■ **What to do**
Tally the lines below that contain "produces". The number is the whole answer.

■ **Source records**
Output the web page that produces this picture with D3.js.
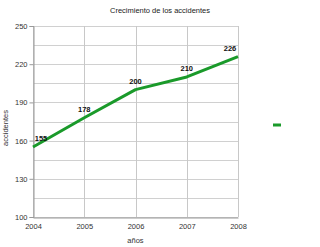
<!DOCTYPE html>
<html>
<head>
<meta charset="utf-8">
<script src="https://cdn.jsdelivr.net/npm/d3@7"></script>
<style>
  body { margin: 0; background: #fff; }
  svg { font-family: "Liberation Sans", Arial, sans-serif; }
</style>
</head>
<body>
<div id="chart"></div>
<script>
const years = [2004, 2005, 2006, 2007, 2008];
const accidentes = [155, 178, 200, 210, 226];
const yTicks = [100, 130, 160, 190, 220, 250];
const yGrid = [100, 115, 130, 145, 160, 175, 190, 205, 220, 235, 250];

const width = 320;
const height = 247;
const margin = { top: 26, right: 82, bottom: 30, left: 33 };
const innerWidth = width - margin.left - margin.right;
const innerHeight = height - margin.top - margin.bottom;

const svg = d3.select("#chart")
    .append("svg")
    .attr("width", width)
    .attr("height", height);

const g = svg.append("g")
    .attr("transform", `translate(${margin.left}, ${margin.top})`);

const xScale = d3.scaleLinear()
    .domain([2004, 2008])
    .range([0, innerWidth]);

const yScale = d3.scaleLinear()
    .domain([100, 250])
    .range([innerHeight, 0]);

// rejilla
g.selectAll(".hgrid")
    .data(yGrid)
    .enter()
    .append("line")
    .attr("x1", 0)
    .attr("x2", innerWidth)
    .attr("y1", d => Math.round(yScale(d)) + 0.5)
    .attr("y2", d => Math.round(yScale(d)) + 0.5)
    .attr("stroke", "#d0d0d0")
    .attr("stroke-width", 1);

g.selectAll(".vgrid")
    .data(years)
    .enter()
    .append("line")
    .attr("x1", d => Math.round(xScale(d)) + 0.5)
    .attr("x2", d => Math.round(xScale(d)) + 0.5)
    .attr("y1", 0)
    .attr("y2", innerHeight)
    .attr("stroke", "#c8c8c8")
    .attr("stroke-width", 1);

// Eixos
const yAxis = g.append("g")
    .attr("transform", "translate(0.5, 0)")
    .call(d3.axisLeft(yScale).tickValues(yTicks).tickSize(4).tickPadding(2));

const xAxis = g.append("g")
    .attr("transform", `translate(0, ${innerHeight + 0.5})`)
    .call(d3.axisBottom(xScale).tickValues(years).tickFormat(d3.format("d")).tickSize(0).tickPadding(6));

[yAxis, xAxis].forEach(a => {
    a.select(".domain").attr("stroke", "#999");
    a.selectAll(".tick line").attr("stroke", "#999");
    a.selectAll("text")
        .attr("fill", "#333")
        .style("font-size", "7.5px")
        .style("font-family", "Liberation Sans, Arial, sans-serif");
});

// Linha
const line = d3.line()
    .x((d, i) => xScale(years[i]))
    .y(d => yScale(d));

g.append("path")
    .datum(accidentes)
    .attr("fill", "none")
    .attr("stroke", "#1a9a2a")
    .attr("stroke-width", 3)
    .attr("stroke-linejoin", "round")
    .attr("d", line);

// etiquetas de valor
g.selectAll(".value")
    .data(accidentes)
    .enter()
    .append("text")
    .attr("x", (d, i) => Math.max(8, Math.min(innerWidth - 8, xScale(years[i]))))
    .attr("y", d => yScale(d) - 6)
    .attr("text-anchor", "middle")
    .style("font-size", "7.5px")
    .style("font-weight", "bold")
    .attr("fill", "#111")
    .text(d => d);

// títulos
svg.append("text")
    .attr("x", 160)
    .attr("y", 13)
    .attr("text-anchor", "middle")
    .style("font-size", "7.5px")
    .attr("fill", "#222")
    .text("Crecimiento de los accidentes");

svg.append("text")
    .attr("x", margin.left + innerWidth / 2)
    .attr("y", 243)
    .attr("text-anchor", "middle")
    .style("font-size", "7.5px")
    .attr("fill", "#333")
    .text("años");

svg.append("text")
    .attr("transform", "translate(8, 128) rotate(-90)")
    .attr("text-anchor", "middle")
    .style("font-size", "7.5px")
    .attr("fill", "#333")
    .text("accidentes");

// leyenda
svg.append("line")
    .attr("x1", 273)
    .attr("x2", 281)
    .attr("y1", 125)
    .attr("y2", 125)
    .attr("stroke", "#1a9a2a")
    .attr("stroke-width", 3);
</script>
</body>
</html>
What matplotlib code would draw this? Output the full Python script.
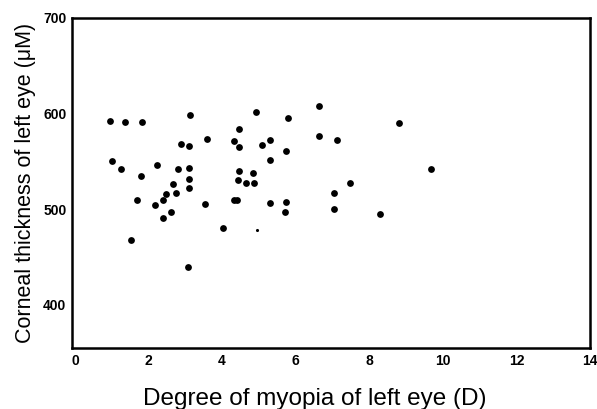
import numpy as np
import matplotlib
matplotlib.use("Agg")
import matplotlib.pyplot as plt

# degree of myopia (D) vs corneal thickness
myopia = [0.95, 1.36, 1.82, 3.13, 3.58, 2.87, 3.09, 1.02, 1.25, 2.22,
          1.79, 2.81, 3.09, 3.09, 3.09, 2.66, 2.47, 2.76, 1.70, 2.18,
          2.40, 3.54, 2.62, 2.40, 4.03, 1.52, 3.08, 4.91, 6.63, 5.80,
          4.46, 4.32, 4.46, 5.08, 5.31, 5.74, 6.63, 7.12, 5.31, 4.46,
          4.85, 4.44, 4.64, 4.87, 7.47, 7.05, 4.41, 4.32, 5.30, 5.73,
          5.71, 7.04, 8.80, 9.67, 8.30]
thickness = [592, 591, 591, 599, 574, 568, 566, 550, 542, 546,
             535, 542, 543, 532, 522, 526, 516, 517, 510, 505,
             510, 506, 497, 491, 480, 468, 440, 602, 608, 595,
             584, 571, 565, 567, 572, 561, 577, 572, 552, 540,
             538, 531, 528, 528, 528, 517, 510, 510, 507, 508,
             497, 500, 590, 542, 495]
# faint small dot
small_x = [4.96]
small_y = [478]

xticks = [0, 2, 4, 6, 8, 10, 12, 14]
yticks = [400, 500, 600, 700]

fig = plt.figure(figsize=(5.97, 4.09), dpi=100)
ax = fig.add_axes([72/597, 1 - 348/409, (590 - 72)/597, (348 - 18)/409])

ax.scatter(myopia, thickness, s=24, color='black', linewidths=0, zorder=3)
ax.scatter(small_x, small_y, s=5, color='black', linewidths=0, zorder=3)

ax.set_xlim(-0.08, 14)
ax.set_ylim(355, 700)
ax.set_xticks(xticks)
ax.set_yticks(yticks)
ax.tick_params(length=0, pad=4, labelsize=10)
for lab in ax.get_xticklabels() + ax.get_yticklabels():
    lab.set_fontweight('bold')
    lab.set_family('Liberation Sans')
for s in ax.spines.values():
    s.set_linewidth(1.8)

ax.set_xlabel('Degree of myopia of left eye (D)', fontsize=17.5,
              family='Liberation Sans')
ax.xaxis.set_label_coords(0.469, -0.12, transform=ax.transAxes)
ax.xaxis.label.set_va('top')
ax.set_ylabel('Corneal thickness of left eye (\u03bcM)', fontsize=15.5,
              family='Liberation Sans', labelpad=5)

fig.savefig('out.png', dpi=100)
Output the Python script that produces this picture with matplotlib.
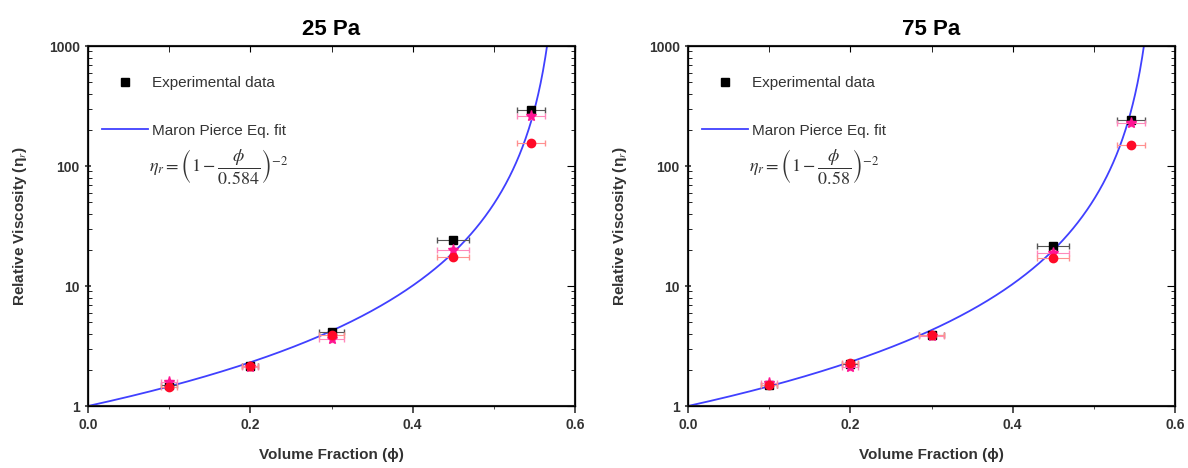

■ **Output of the exercise**
2